According to a portion of the EPA’s reorganization plan shared with C&EN by Democratic staff on the US House of Representatives Committee on Science, Space, and Technology, the EPA is proposing to eliminate the Office of Research Development (ORD), the agency’s research arm.
The reorganization plan reviewed by the committee’s Democratic staff says the ORD has 1,540 employees, not counting special government employees and public health officers, “of which we anticipate a majority (50–75%) will not be retained.” The remaining ORD employees will be transferred to other EPA program offices, the plan says.
The ORD was created by congressional statute and “eliminating it is illegal,” California representative Zoe Lofgren, Democratic ranking member of the Science, Space, and Technology Committee, says in a statement. “EPA cannot meet its legal obligation to use the best available science without ORD, and that’s the point,” she says.
“EPA is taking exciting steps as we enter the next phase of organizational improvements,” EPA spokesperson Molly Vaseliou says in an emailed statement. “While no decisions have been made yet, we are actively listening to employees at all levels to gather ideas on how to better fulfill agency statutory obligations, increase efficiency, and ensure the EPA is as up-to-date and effective as ever,” she says.
The EPA did not answer C&EN’s multiple requests for comments regarding the details of the leaked plan.

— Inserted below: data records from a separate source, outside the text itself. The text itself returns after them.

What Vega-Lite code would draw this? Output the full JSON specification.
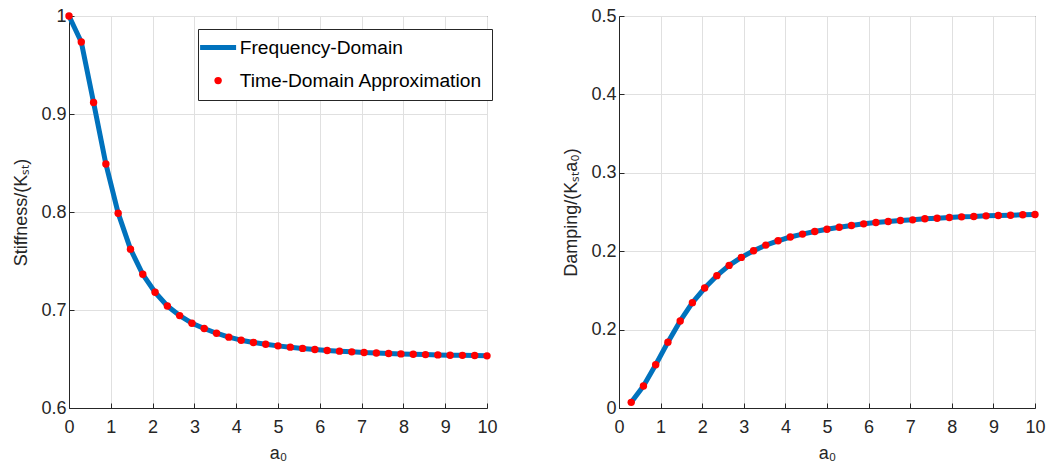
{
  "$schema": "https://vega.github.io/schema/vega-lite/v6.json",
  "background": "white",
  "padding": {"left": 12, "top": 6, "right": 8, "bottom": 0},
  "bounds": "flush",
  "spacing": 132,
  "datasets": {
    "d": [
      {"a0": 0, "k": 1.0},
      {"a0": 0.294, "k": 0.9735, "c": 0.0072},
      {"a0": 0.588, "k": 0.9117, "c": 0.028},
      {"a0": 0.882, "k": 0.849, "c": 0.0551},
      {"a0": 1.176, "k": 0.7988, "c": 0.084},
      {"a0": 1.471, "k": 0.7621, "c": 0.111},
      {"a0": 1.765, "k": 0.7364, "c": 0.1344},
      {"a0": 2.059, "k": 0.7181, "c": 0.153},
      {"a0": 2.353, "k": 0.7041, "c": 0.1688},
      {"a0": 2.647, "k": 0.6943, "c": 0.1819},
      {"a0": 2.941, "k": 0.6865, "c": 0.1921},
      {"a0": 3.235, "k": 0.6811, "c": 0.2006},
      {"a0": 3.529, "k": 0.6763, "c": 0.2078},
      {"a0": 3.824, "k": 0.6723, "c": 0.2133},
      {"a0": 4.118, "k": 0.6692, "c": 0.2181},
      {"a0": 4.412, "k": 0.6669, "c": 0.2218},
      {"a0": 4.706, "k": 0.6651, "c": 0.2251},
      {"a0": 5.0, "k": 0.6634, "c": 0.2281},
      {"a0": 5.294, "k": 0.6621, "c": 0.2306},
      {"a0": 5.588, "k": 0.6608, "c": 0.2328},
      {"a0": 5.882, "k": 0.6597, "c": 0.2349},
      {"a0": 6.176, "k": 0.6587, "c": 0.2366},
      {"a0": 6.471, "k": 0.658, "c": 0.2379},
      {"a0": 6.765, "k": 0.6573, "c": 0.2391},
      {"a0": 7.059, "k": 0.6566, "c": 0.24},
      {"a0": 7.353, "k": 0.6562, "c": 0.2413},
      {"a0": 7.647, "k": 0.6556, "c": 0.2421},
      {"a0": 7.941, "k": 0.6552, "c": 0.243},
      {"a0": 8.235, "k": 0.6549, "c": 0.2438},
      {"a0": 8.529, "k": 0.6545, "c": 0.2442},
      {"a0": 8.824, "k": 0.6542, "c": 0.2451},
      {"a0": 9.118, "k": 0.6539, "c": 0.2455},
      {"a0": 9.412, "k": 0.6537, "c": 0.2459},
      {"a0": 9.706, "k": 0.6535, "c": 0.2464},
      {"a0": 10, "k": 0.6532, "c": 0.2468}
    ]
  },
  "config": {
    "font": "Liberation Sans",
    "view": {"stroke": "#262626", "strokeWidth": 1},
    "axis": {
      "domainColor": "#262626",
      "tickColor": "#262626",
      "labelColor": "#262626",
      "titleColor": "#262626",
      "labelFontSize": 18,
      "titleFontSize": 18,
      "titleFontWeight": "normal",
      "gridColor": "#e0e0e0",
      "gridWidth": 1,
      "tickSize": -5,
      "labelFlush": false,
      "labelOverlap": false
    },
    "axisX": {"labelPadding": 15, "titlePadding": 8},
    "axisY": {"labelPadding": 8, "titlePadding": 10},
    "legend": {
      "strokeColor": "#262626",
      "fillColor": "white",
      "padding": 9,
      "labelFontSize": 19.2,
      "labelColor": "black",
      "symbolSize": 1296,
      "symbolOffset": 1.5,
      "labelOffset": 12,
      "rowPadding": 13,
      "labelLimit": 0
    }
  },
  "hconcat": [
    {
      "width": 418,
      "height": 392,
      "data": {"name": "d"},
      "encoding": {
        "x": {"field": "a0", "type": "quantitative", "scale": {"domain": [0, 10], "nice": false},
              "axis": {"title": "a₀", "values": [0,1,2,3,4,5,6,7,8,9,10], "grid": true}},
        "y": {"field": "k", "type": "quantitative", "scale": {"domain": [0.6, 1], "nice": false, "zero": false},
              "axis": {"title": "Stiffness/(Kₛₜ)", "values": [0.6, 0.7, 0.8, 0.9, 1], "labelExpr": "datum.value > 0.99 ? '1' : format(datum.value, '.1f')", "grid": true}}
      },
      "layer": [
        {
          "mark": {"type": "line", "strokeWidth": 5, "strokeJoin": "round", "strokeCap": "butt"},
          "encoding": {
            "color": {"datum": "Frequency-Domain", "type": "nominal",
              "scale": {"domain": ["Frequency-Domain", "Time-Domain Approximation"], "range": ["#0072BD", "#FF0000"]},
              "legend": {
                "title": null,
                "orient": "none",
                "legendX": 129,
                "legendY": 13,
                "encode": {
                  "symbols": {
                    "update": {
                      "shape": {"signal": "datum.value === 'Frequency-Domain' ? 'stroke' : 'circle'"},
                      "size": {"signal": "datum.value === 'Frequency-Domain' ? 1296 : 55"},
                      "strokeWidth": {"signal": "datum.value === 'Frequency-Domain' ? 5 : 0"},
                      "stroke": {"signal": "datum.value === 'Frequency-Domain' ? '#0072BD' : '#FF0000'"},
                      "fill": {"signal": "datum.value === 'Frequency-Domain' ? 'transparent' : '#FF0000'"},
                      "opacity": {"value": 1},
                      "fillOpacity": {"value": 1},
                      "strokeOpacity": {"value": 1}
                    }
                  }
                }
              }
            }
          }
        },
        {
          "mark": {"type": "point", "filled": true, "size": 55, "opacity": 1},
          "encoding": {
            "color": {"datum": "Time-Domain Approximation", "type": "nominal"}
          }
        }
      ]
    },
    {
      "width": 416,
      "height": 392,
      "data": {"name": "d"},
      "transform": [{"filter": "isValid(datum.c)"}],
      "encoding": {
        "x": {"field": "a0", "type": "quantitative", "scale": {"domain": [0, 10], "nice": false},
              "axis": {"title": "a₀", "values": [0,1,2,3,4,5,6,7,8,9,10], "grid": true}},
        "y": {"field": "c", "type": "quantitative", "scale": {"domain": [0, 0.5], "nice": false},
              "axis": {"title": "Damping/(Kₛₜa₀)", "values": [0, 0.1, 0.2, 0.3, 0.4, 0.5], "labelExpr": "datum.value < 0.01 ? '0' : (abs(datum.value - 0.1) < 0.01 ? '0.2' : format(datum.value, '.1f'))", "grid": true}}
      },
      "layer": [
        {
          "mark": {"type": "line", "strokeWidth": 5, "strokeJoin": "round", "color": "#0072BD"},
          "encoding": {}
        },
        {
          "mark": {"type": "point", "filled": true, "size": 55, "opacity": 1, "color": "#FF0000"},
          "encoding": {}
        }
      ]
    }
  ]
}
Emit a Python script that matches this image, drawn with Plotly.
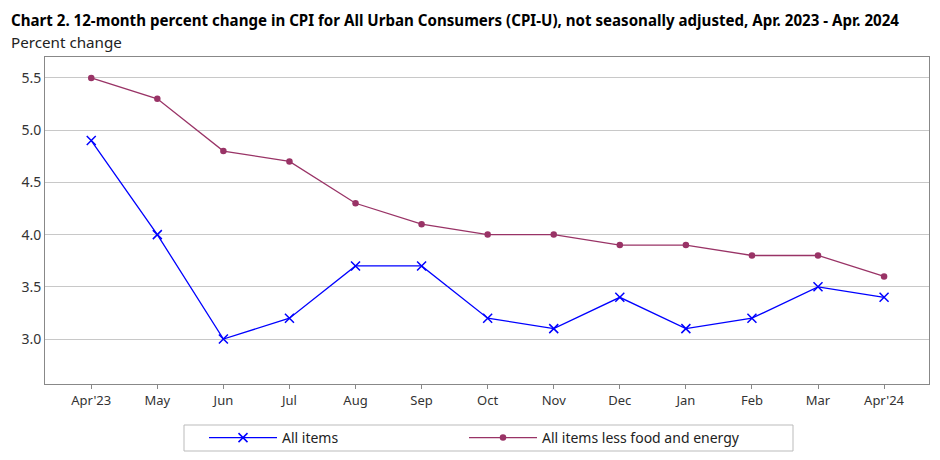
import plotly.graph_objects as go

months = ["Apr'23", "May", "Jun", "Jul", "Aug", "Sep", "Oct", "Nov", "Dec", "Jan", "Feb", "Mar", "Apr'24"]
all_items = [4.9, 4.0, 3.0, 3.2, 3.7, 3.7, 3.2, 3.1, 3.4, 3.1, 3.2, 3.5, 3.4]
core = [5.5, 5.3, 4.8, 4.7, 4.3, 4.1, 4.0, 4.0, 3.9, 3.9, 3.8, 3.8, 3.6]
y_ticks = [3.0, 3.5, 4.0, 4.5, 5.0, 5.5]

FONT = "Noto Sans"
x_idx = list(range(len(months)))

# The page body has an 8px margin, so figure pixel = page pixel - 8.
OFF = 8
FW, FH = 940 - OFF, 460 - OFF
L, R, T, B = 45 - OFF, 929 - OFF, 57 - OFF, 384 - OFF
W, H = R - L, B - T
def px(x): return (x - OFF - L) / W   # page x -> paper
def py(y): return (B - (y - OFF)) / H  # page y -> paper

fig = go.Figure()
fig.add_trace(go.Scatter(
    x=x_idx, y=all_items, name="All items", mode="lines+markers",
    line=dict(color="#0000FF", width=1.3),
    marker=dict(symbol="x-thin", size=9, line=dict(color="#0000FF", width=1.5)),
    legend="legend",
))
fig.add_trace(go.Scatter(
    x=x_idx, y=core, name="All items less food and energy", mode="lines+markers",
    line=dict(color="#993366", width=1.3),
    marker=dict(symbol="circle", size=6.5, color="#993366"),
    legend="legend2",
))

leg_common = dict(
    orientation="h", yanchor="middle", y=py(438), xanchor="left",
    bgcolor="rgba(0,0,0,0)", borderwidth=0,
    font=dict(family=FONT, size=14, color="#222222"),
    itemwidth=68,
)

fig.update_layout(
    width=FW, height=FH,
    margin=dict(l=L, r=FW - R, t=T, b=FH - B, autoexpand=False),
    paper_bgcolor="white", plot_bgcolor="white",
    font=dict(family=FONT, size=13, color="#333333"),
    showlegend=True,
    legend=dict(x=px(204), **leg_common),
    legend2=dict(x=px(464), **leg_common),
    xaxis=dict(
        range=[-0.7, 12.68], tickmode="array", tickvals=x_idx, ticktext=months,
        showgrid=False, zeroline=False, showline=True, linecolor="#888888", linewidth=1,
        mirror=True, ticks="outside", ticklen=4, tickcolor="#888888", automargin=False,
        tickfont=dict(family=FONT, size=13, color="#333333"),
    ),
    yaxis=dict(
        range=[2.57, 5.7], tickmode="array", tickvals=y_ticks,
        ticktext=[f"{v:.1f}" for v in y_ticks],
        showgrid=True, gridcolor="#c8c8c8", gridwidth=1, zeroline=False,
        showline=True, linecolor="#888888", linewidth=1, mirror=True, automargin=False,
        ticks="", tickfont=dict(family=FONT, size=14, color="#333333"),
    ),
    shapes=[
        dict(type="rect", xref="paper", yref="paper",
             x0=px(184), x1=px(793), y0=py(451), y1=py(425),
             line=dict(color="#bbbbbb", width=1), fillcolor="rgba(0,0,0,0)"),
    ],
    annotations=[
        dict(text="<b>Chart 2. 12-month percent change in CPI for All Urban Consumers (CPI-U), not seasonally adjusted, Apr. 2023 - Apr. 2024</b>",
             xref="paper", yref="paper", x=px(10), y=py(8.5), xanchor="left", yanchor="top",
             showarrow=False, borderpad=0, font=dict(family=FONT, size=15.1, color="#000000")),
        dict(text="Percent change", xref="paper", yref="paper", x=px(10), y=py(30.5),
             xanchor="left", yanchor="top", showarrow=False, borderpad=0,
             font=dict(family=FONT, size=15.2, color="#222222")),
    ],
)

fig.write_html("out.html")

Republican members of the House Science, Space, and Technology Committee also did not reply to a C&EN request for comment by publishing time.
Eliminating the ORD would undermine the EPA’s mission to protect human health and the environment, says Jennifer Orme-Zavaleta, the former principal deputy assistant administrator for the ORD. Many of the environmental statutes that Congress passed in setting up the EPA require that the agency use the best available science to make policy decisions, she says. “Without having ORD there, that will limit what is considered the best available science. It'll give license to programs to basically cherry-pick [the] information that is available or that they want to inform a decision,” she says.
Orme-Zavaleta, who retired in 2021 after working at the EPA for over 40 years, says she has never seen this magnitude in cuts to EPA research. “Research largely has received bipartisan support because it helps provide answers to questions about what's in our environment,” she says.
As the research arm of the EPA, the ORD conducts studies on a broad range of topics, such as finding contaminants in the environment and developing ways to replace animal testing.
EPA head Lee Zeldin has said that he’s looking to cut spending at the agency by 65%. The ORD composes only about 10% of the EPA budget, Orme-Zavaleta says. “That means there's another 55% that they would be looking at," she says. “This show is just beginning for EPA,” Orme-Zavaleta says.
Cuts at health agency similarly vague
Details of RIF plans are also scant at the HHS. The agency houses multiple subagencies slated for cuts, including the Food and Drug Administration (FDA) and the National Institutes of Health (NIH).
The HHS Office of General Counsel made its reorganization plans public on March 11. The new structure consolidates regional offices from 10 to 4 and creates a new role: the chief counsel for food, research, and drugs, which will oversee both the FDA chief counsel and the NIH branch of the HHS Office of General Counsel. FDA chief counsel Robert Foster was tapped for the position.
But outside the Office of General Counsel shake-up, neither the FDA nor the NIH has made its RIF plans known.
As of Tuesday, NIH division leaders—one level below institute heads—didn’t know what to expect from the coming RIF order, according to one researcher who insisted on anonymity for fear of professional repercussions. News outlets including Stat News, Science, and Government Executive have reported that the agency plans to eliminate anywhere between 3,400 and 5,000 positions, which would amount to up to one-quarter of the NIH’s workforce.
HHS spokesperson Emily Hilliard declines to confirm these numbers or offer additional details in an email to C&EN.
“HHS is following the Administration’s guidance and taking action to support the President’s broader efforts to restructure and streamline the federal government,” Hilliard says in the email. “This is to ensure that HHS better serves the American people at the highest and most efficient standard.”
In the meantime, speculation is mounting. Some NIH staffers say they’ve heard that the RIF is designed around projects, not specific people or teams. Another says she’s heard that the institute is planning to consolidate administrative functions like travel as well as grant management. Already, the NIH has announced plans to centralize peer review.
“Some [staffers] are energized, some panicking, some worn down. Sometimes all on the same day!” the NIH researcher says in a message to C&EN. “Mostly there’s a sense of solidarity and drive to protect the science.”